## [Provided data]
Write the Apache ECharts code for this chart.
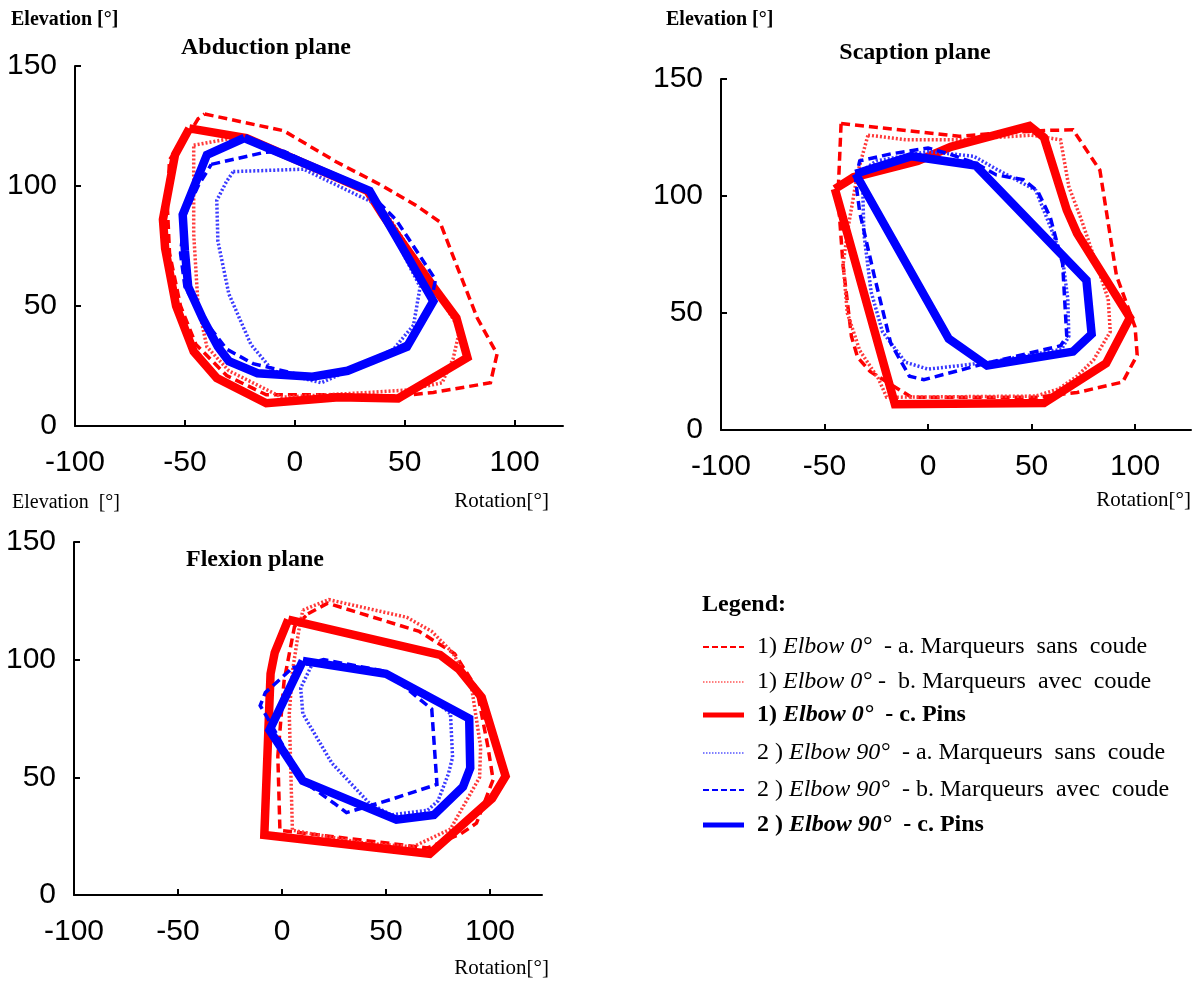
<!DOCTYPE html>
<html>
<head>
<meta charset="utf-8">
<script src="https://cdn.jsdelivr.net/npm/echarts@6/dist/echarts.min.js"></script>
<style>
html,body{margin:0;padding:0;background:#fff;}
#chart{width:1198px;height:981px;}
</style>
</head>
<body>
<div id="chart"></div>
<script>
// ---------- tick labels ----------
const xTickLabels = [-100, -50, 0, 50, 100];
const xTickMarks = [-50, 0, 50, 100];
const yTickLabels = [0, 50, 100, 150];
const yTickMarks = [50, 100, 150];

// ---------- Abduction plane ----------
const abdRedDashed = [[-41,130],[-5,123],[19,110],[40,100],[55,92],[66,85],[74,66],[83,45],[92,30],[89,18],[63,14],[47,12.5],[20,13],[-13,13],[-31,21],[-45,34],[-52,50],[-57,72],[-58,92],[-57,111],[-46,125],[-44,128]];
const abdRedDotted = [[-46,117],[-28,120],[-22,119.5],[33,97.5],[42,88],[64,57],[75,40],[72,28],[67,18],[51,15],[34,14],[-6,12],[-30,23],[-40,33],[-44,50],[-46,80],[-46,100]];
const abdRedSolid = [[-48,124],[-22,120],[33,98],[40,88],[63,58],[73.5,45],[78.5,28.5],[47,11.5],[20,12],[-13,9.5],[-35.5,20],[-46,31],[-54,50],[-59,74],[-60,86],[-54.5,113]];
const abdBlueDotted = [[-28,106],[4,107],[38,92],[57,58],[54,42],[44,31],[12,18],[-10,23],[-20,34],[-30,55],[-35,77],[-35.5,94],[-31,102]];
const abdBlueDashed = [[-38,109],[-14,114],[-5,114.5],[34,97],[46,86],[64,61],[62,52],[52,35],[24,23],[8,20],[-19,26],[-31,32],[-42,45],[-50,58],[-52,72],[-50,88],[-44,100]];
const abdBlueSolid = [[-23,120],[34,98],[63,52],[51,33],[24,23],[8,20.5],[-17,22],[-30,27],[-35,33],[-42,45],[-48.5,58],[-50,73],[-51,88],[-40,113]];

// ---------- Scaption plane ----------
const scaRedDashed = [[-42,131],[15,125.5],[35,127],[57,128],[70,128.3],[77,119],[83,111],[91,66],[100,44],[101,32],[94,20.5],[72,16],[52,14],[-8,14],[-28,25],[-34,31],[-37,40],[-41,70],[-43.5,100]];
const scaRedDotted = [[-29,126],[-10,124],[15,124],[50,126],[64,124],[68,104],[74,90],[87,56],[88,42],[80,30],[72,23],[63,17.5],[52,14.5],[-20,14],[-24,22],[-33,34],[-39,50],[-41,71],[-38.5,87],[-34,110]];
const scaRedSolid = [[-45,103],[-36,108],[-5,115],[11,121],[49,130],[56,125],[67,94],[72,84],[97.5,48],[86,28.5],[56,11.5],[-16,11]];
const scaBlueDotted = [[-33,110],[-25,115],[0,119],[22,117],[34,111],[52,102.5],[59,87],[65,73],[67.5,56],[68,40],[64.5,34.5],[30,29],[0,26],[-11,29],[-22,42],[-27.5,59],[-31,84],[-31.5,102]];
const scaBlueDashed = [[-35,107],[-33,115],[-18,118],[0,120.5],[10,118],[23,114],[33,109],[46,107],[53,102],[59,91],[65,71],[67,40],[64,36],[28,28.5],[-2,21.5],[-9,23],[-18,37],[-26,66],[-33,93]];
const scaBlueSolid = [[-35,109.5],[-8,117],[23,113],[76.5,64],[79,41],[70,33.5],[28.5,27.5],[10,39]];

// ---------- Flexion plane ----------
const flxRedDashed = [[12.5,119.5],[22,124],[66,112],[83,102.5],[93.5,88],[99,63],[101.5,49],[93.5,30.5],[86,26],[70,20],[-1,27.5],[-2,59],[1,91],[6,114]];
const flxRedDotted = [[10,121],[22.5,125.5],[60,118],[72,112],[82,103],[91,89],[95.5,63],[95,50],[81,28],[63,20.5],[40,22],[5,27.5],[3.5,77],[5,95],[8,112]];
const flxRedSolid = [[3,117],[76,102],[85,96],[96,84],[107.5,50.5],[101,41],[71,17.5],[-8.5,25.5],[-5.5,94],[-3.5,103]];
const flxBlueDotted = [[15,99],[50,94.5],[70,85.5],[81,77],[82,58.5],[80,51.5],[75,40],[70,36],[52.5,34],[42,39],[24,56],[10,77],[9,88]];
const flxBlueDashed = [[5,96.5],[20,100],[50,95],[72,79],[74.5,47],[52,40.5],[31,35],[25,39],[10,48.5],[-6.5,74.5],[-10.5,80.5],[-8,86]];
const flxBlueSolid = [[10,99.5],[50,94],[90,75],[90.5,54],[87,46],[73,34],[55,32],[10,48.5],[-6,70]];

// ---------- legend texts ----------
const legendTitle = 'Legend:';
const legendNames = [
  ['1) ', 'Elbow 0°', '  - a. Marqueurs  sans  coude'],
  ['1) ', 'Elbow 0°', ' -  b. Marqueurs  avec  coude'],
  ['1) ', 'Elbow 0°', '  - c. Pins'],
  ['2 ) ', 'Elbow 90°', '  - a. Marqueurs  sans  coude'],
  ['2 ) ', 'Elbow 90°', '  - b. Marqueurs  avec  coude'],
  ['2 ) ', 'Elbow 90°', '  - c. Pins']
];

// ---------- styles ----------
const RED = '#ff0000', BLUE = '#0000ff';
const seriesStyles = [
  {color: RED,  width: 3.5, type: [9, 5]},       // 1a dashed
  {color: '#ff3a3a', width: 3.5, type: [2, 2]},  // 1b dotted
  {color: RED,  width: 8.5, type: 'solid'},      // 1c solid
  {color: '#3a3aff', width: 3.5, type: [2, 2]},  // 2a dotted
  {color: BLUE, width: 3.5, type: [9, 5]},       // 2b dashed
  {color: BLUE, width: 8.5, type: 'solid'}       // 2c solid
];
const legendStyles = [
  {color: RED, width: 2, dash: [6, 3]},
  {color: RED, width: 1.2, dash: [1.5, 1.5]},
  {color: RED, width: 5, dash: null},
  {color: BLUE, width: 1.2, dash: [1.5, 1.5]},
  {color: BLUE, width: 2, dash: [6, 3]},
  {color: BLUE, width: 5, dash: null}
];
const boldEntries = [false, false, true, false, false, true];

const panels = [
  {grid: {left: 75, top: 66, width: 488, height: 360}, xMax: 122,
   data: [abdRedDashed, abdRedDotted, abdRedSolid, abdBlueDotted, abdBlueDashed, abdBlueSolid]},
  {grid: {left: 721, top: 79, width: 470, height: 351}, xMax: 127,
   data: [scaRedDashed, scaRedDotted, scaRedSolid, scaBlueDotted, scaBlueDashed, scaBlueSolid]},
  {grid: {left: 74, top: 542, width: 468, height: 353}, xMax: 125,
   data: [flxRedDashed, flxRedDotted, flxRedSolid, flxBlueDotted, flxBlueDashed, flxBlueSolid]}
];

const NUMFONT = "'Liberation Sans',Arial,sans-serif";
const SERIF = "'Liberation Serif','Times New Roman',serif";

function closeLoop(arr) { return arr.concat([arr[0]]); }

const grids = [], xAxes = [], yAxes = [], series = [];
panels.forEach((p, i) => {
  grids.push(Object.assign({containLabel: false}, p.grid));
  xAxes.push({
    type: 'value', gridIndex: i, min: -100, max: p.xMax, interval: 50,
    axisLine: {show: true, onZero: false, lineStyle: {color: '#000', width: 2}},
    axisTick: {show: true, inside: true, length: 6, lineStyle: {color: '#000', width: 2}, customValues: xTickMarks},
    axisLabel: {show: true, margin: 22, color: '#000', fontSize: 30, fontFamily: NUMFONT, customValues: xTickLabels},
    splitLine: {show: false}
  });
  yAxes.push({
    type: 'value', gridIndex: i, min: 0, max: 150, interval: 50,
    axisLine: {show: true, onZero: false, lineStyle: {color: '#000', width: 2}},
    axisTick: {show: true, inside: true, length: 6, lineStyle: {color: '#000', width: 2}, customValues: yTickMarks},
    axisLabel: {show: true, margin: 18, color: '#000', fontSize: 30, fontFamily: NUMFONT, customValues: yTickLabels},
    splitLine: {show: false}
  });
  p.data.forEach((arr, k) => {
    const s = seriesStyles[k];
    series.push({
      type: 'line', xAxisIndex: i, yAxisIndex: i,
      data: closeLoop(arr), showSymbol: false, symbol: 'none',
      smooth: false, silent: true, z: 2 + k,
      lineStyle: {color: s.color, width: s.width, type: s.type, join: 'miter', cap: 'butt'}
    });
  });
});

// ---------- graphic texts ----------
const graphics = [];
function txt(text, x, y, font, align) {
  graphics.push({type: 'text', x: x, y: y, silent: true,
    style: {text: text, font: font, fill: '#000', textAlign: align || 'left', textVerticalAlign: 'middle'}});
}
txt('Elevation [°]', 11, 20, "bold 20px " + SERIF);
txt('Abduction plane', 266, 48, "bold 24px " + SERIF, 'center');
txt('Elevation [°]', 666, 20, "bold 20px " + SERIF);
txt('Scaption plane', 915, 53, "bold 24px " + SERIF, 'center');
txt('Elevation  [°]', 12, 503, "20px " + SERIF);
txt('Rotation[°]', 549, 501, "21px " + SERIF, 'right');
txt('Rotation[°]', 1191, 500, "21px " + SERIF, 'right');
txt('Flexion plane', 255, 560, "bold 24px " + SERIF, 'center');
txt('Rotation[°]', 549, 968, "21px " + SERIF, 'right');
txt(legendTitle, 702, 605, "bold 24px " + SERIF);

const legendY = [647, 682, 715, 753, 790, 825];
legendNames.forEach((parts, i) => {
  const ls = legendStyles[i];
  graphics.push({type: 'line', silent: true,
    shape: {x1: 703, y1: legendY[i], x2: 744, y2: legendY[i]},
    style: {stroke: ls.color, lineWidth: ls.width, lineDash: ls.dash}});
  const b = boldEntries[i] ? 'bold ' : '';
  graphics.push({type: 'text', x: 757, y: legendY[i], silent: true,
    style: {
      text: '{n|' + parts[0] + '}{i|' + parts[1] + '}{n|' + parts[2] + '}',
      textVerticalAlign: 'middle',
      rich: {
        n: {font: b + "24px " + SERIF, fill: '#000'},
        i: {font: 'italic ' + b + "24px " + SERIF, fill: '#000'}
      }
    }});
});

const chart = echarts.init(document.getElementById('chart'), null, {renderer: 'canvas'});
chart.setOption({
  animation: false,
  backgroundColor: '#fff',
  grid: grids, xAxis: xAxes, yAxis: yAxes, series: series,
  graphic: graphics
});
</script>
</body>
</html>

==

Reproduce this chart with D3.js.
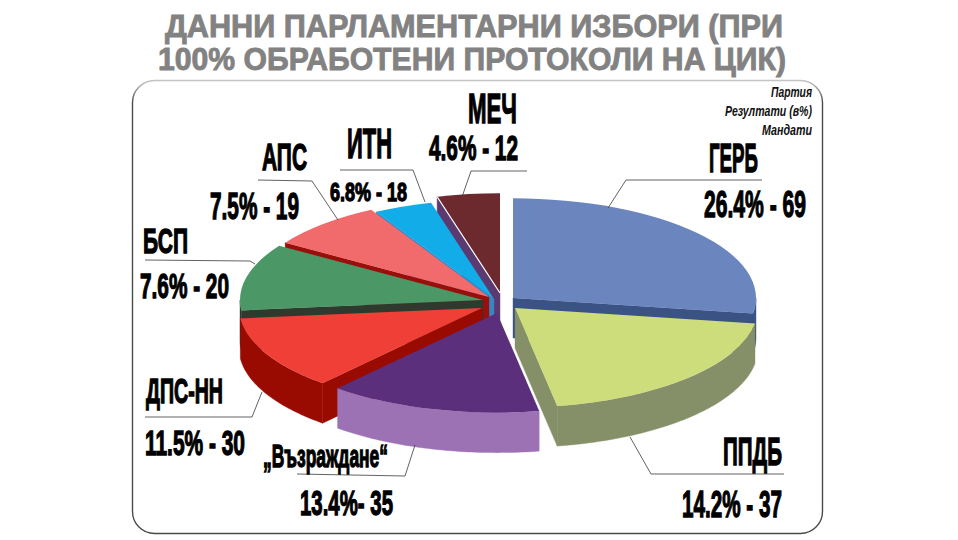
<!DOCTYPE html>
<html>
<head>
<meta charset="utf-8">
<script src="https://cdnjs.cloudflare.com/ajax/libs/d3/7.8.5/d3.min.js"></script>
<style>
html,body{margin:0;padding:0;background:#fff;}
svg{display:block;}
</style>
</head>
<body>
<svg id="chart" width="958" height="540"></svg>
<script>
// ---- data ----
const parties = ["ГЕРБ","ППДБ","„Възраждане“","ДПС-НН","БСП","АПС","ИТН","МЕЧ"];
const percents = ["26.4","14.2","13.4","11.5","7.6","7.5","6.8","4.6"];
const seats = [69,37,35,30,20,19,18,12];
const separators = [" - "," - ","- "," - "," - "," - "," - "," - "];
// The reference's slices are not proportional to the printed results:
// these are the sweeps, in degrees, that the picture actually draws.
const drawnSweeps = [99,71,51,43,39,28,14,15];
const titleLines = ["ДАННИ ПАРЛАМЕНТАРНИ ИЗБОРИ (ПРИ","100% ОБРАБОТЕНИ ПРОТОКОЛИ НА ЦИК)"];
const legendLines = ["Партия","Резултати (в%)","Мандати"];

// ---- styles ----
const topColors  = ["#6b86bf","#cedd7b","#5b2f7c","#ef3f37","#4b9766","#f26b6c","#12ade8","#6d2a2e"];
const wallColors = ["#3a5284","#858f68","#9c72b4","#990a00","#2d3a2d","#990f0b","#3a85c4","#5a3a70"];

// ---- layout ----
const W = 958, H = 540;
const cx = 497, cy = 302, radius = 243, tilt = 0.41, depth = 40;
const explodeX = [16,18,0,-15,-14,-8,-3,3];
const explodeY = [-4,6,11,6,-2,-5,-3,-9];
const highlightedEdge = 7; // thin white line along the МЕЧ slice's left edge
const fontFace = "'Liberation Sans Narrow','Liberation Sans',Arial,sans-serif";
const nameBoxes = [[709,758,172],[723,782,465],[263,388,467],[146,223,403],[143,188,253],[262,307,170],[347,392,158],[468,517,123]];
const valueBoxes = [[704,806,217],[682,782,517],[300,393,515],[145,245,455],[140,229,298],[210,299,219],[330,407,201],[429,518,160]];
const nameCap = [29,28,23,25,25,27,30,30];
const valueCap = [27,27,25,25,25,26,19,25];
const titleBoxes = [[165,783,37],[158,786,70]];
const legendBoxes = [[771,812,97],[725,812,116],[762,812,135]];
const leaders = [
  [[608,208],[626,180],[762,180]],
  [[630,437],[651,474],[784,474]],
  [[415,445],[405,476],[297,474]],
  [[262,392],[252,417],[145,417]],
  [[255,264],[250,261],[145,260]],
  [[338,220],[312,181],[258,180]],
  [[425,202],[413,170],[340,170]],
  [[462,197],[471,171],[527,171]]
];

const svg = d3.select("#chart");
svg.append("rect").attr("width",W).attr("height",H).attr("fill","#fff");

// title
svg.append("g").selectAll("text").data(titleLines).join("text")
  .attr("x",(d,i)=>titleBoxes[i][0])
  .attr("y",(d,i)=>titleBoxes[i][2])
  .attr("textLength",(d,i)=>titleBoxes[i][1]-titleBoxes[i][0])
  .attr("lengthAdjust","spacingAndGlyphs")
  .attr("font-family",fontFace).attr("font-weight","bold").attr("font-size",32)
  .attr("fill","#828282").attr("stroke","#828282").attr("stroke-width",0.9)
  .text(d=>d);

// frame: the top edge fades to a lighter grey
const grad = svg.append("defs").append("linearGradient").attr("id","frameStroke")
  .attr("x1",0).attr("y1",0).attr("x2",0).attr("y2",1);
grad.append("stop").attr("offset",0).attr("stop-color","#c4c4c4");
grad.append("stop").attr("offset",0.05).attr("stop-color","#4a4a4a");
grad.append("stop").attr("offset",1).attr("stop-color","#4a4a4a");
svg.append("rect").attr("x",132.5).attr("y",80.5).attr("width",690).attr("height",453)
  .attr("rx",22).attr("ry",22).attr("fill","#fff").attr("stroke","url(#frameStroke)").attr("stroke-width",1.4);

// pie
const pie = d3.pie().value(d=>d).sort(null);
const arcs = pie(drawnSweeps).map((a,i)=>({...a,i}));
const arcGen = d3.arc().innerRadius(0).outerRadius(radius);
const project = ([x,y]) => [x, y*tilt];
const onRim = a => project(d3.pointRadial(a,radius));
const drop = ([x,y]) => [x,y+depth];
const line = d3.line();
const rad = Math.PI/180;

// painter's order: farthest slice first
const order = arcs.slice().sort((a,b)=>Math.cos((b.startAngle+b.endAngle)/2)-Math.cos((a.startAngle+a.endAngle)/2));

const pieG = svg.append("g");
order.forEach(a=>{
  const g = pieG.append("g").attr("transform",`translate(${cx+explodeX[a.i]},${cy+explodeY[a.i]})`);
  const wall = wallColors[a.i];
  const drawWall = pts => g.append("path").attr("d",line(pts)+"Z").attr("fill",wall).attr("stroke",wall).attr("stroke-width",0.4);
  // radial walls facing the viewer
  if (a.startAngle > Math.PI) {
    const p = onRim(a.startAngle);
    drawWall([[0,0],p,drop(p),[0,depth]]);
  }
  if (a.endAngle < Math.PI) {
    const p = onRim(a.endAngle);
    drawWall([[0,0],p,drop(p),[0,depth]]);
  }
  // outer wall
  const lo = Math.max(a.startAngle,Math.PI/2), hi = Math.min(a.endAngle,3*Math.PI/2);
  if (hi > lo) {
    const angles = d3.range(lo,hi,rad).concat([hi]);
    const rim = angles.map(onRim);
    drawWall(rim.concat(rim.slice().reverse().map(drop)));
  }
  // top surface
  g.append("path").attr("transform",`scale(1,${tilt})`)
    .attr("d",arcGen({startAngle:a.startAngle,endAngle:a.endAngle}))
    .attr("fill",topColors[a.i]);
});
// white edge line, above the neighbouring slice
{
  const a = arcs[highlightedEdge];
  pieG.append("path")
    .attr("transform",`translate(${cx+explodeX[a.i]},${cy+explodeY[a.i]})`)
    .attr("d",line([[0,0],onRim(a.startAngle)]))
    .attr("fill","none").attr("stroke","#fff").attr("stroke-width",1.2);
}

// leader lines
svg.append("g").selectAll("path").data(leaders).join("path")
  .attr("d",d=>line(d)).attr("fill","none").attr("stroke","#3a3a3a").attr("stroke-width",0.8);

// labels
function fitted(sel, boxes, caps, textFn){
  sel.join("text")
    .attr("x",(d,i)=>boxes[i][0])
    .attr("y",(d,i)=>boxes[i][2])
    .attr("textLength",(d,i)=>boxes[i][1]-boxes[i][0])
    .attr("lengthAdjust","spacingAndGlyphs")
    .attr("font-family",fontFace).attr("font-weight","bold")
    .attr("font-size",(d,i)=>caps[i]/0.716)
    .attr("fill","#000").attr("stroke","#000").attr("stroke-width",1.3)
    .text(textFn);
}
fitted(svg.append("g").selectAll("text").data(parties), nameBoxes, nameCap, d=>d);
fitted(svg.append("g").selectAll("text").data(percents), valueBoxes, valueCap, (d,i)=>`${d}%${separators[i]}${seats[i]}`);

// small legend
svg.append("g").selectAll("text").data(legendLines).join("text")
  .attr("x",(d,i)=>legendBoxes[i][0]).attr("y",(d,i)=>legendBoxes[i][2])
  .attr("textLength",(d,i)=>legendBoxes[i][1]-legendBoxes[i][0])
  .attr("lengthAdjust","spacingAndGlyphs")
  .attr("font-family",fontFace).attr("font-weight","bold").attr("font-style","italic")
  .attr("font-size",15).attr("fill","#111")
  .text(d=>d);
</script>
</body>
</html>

...

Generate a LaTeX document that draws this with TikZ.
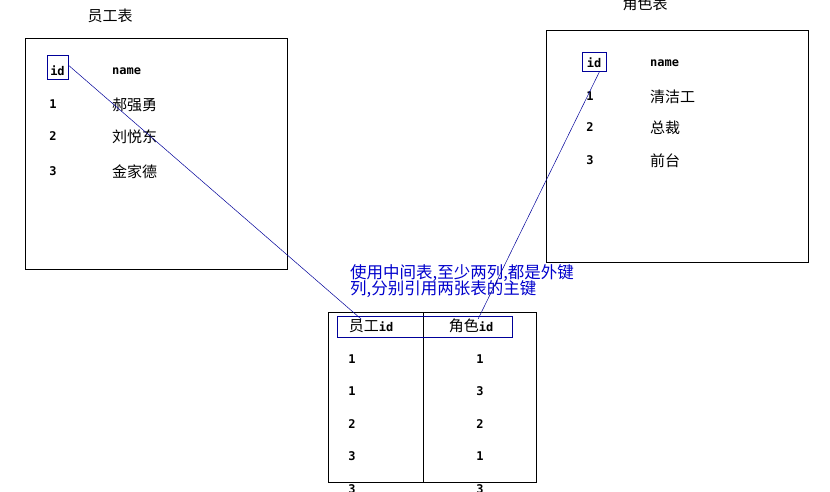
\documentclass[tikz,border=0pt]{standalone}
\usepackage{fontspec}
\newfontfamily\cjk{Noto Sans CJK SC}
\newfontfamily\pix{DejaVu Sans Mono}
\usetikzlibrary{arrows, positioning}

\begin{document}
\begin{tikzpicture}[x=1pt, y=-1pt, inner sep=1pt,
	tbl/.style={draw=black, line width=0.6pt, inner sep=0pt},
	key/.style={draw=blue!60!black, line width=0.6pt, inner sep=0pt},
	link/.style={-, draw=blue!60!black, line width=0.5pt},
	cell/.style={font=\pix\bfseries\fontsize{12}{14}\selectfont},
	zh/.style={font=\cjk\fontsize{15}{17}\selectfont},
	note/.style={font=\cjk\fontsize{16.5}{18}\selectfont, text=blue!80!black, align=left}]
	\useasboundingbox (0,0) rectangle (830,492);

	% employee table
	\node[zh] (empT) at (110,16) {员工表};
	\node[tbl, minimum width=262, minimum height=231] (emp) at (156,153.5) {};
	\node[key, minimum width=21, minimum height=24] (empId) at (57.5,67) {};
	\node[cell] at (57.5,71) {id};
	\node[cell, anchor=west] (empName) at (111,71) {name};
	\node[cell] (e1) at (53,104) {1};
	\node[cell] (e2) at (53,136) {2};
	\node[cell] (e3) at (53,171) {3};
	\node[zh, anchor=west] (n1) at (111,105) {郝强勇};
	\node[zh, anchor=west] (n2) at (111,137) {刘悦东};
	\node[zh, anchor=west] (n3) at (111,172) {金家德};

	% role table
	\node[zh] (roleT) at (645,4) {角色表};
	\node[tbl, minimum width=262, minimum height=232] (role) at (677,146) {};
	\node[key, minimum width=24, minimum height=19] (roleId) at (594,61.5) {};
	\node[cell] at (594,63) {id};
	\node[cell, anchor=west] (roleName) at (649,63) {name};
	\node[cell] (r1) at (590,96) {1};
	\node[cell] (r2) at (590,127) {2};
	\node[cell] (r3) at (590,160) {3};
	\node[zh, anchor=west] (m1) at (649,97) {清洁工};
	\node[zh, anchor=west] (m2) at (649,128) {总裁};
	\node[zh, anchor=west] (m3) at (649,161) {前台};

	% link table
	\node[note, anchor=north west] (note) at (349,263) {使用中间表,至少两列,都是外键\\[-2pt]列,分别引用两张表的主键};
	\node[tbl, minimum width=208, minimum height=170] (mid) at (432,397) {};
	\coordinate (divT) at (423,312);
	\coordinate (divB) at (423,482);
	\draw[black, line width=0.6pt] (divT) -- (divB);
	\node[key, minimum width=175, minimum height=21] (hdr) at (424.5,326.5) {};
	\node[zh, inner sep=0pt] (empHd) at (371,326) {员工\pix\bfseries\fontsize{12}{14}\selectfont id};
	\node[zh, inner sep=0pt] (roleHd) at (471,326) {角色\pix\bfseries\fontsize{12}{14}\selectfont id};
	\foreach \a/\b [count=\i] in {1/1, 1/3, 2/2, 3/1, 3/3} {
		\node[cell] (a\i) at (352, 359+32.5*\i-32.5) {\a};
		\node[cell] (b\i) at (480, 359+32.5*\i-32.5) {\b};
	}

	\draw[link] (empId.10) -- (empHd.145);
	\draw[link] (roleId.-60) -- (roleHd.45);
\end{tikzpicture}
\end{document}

## [What is needed]
Above are the records. Copy only the lines from the one with "Generate a LaTeX" through the one with "(0,0) rectangle (830,492);", exactly, with no pictures.

## [Solution for this task]
Generate a LaTeX document that draws this with TikZ.
\documentclass[tikz,border=0pt]{standalone}
\usepackage{fontspec}
\newfontfamily\cjk{Noto Sans CJK SC}
\newfontfamily\pix{DejaVu Sans Mono}
\usetikzlibrary{arrows, positioning}

\begin{document}
\begin{tikzpicture}[x=1pt, y=-1pt, inner sep=1pt,
	tbl/.style={draw=black, line width=0.6pt, inner sep=0pt},
	key/.style={draw=blue!60!black, line width=0.6pt, inner sep=0pt},
	link/.style={-, draw=blue!60!black, line width=0.5pt},
	cell/.style={font=\pix\bfseries\fontsize{12}{14}\selectfont},
	zh/.style={font=\cjk\fontsize{15}{17}\selectfont},
	note/.style={font=\cjk\fontsize{16.5}{18}\selectfont, text=blue!80!black, align=left}]
	\useasboundingbox (0,0) rectangle (830,492);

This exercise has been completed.